If your password is easy for you to remember, it might be easy for someone to figure out. Individuals who are intent on gaining access to your online accounts or computer are not trying to login as you and trying one password at a time until they get it right. They are running programs that have thousands of passwords and combinations to try. Here are some of the things that hackers check for:

  1. Any word in the dictionary. Yep. If it’s a word in the dictionary, they will check for it.
  2. Names
  3. Combinations of names or words and numbers — “Bob2” might sound like a good password, but automated programs can figure this one out easily.
  4. Popular passwords (like listed above)
  5. Common phrases like “I love you” or “dinner time”
  6. Don’t replace numbers with letters. If your name is Elaine and you choose “3la1n3” as your password, I have some bad news. Hackers have already thought of this and are happy to run those variables through their automatic programs while scanning.

Password “Don’ts”

  • Don’t pick a name as your password.
  • Don’t pick a series of numbers.
  • Don’t pick a short password.
  • Don’t pick a common phrase.
  • Don’t pick a single password for all of your accounts. If a hacker  finds out a password and has access to your computer, they will not only have everything on your computer, but also all the sites you frequent.
  • Don’t use personal information that someone could figure out.
  • Don’t use a password that is the same as your login.
  • Don’t use passwords that are easy to spot while typing them on the keyboard. (12345)
  • Don’t use your name.
  • Don’t use your spouse’s name.
  • Don’t use your parent’s name.
  • Don’t use your pet’s name.
  • Don’t use your child’s name.
  • Don’t use names of close friends or coworkers.
  • Don’t use names of your favorite fantasy or fictional characters.
  • Don’t use your boss’s name.
  • Just don’t use anybody’s name.
  • Don’t use the name of the operating system you’re using.
  • Don’t use the hostname of your computer.
  • Don’t use your phone number.
  • Don’t use your license plate number.
  • Don’t use any part of your social security number.
  • Don’t use a birth date.
  • Don’t use other information that is easily obtained about you.
  • Don’t use any username on the computer in any form. (as is, capitalized, etc.)
  • Don’t use a word in the English dictionary.
  • Don’t use a word in a foreign dictionary.
  • Don’t use a place.
  • Don’t use a proper noun.
  • Don’t use passwords of all the same letter.
  • Don’t use simple patterns on the keyboard, like qwerty.
  • Don’t use any of the above spelled backwards.
  • Don’t use any of the above followed or prepended by a single digit.

Password “Dos”

  • Expand your character list.
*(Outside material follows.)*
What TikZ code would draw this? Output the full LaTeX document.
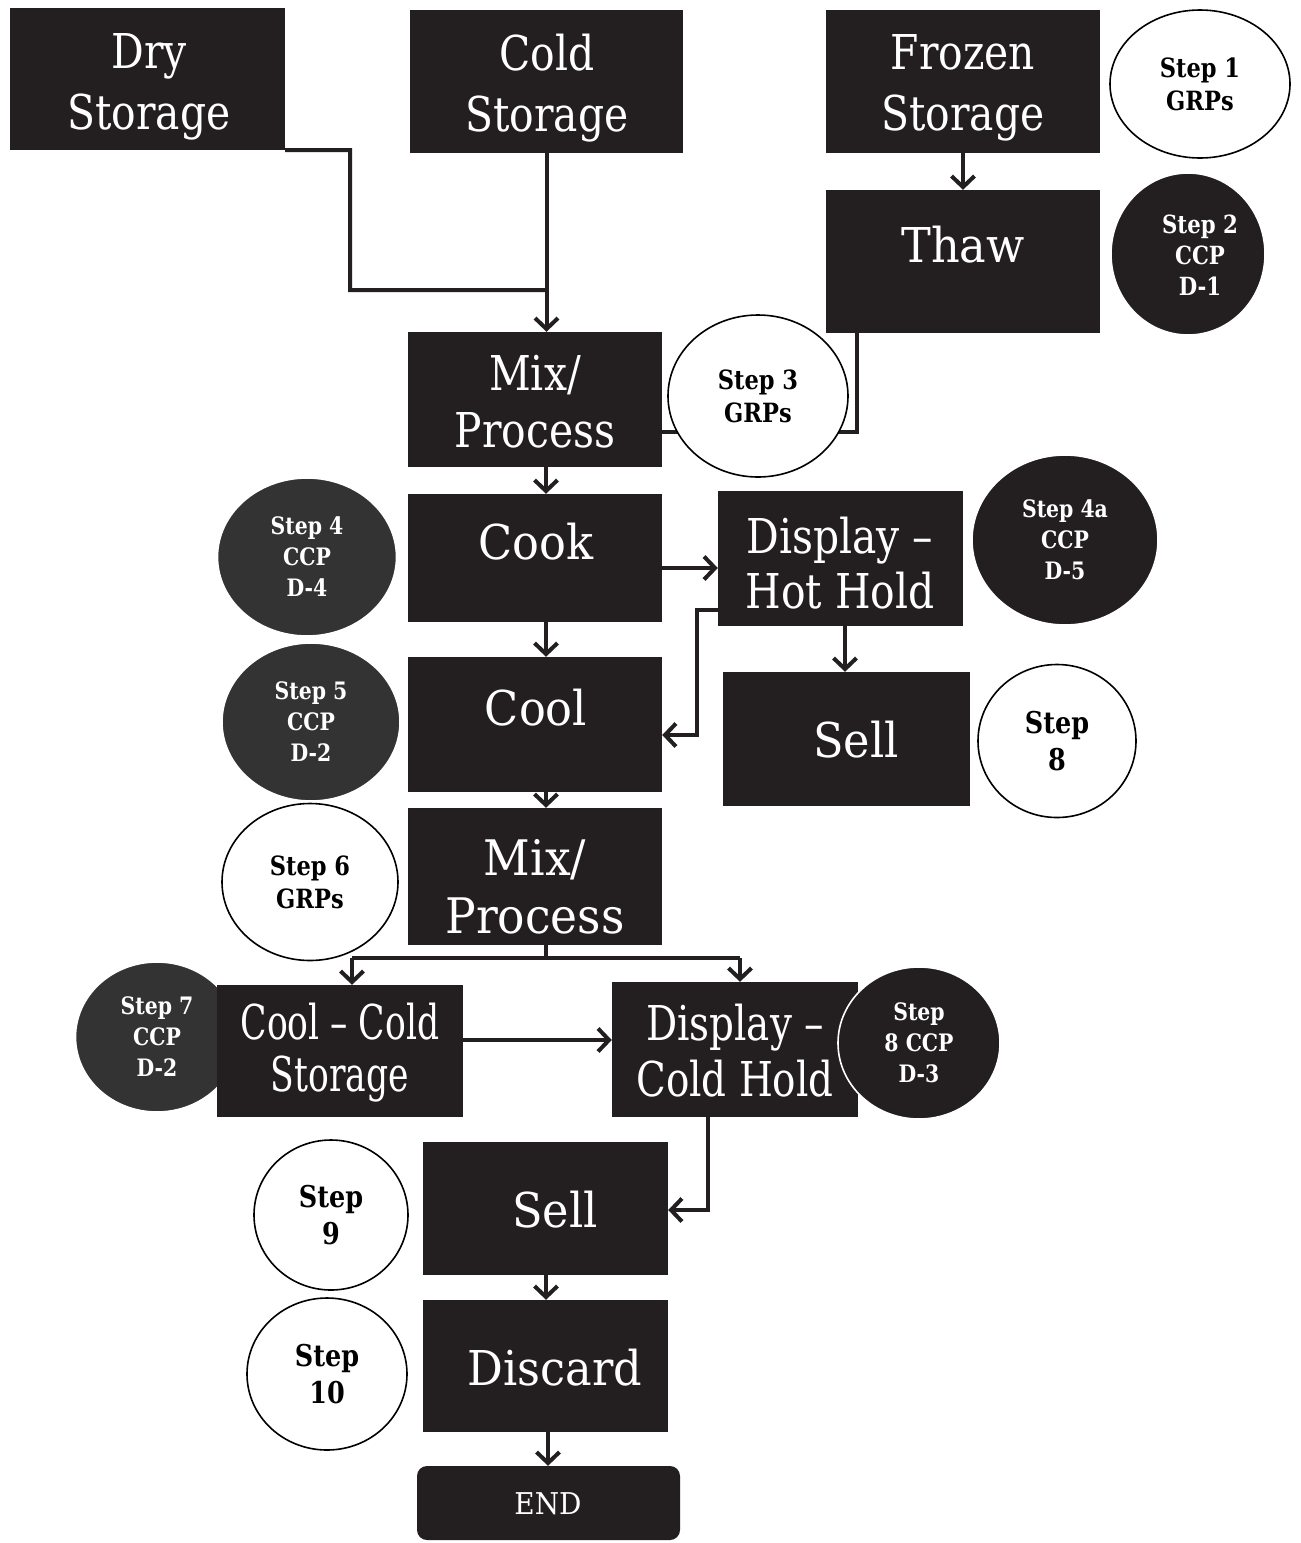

There are 26 letters in the alphabet and 10 digits. You can make some great combinations with it, but why not throw in some uppercase and lowercase letters as well as some symbols?
  • Make it random. If you can pronounce your password, a hacker can too. Mix and match symbols, characters, case, and digits whenever possible.
  • Use a password generator to make it easy to think of passwords.
  • The longer the password the better.
  • Use a different password for each of your logins.

What I use

I use a program called 1Password by Agile S0lutions on my computer. I love it. It makes it easy to store all of your passwords on your Macintosh or iPhone while keeping it secure. It also has a password generator. I used to be a person that kept a single password for all of my accounts, but now I am reformed. I have different passwords for everything. If an account that will let me have a 20 character password full of crazy symbols I will do it. Now it’s one easy step, and I don’t even have to remember it. (Though all my passes are backed up in the event I should need them.)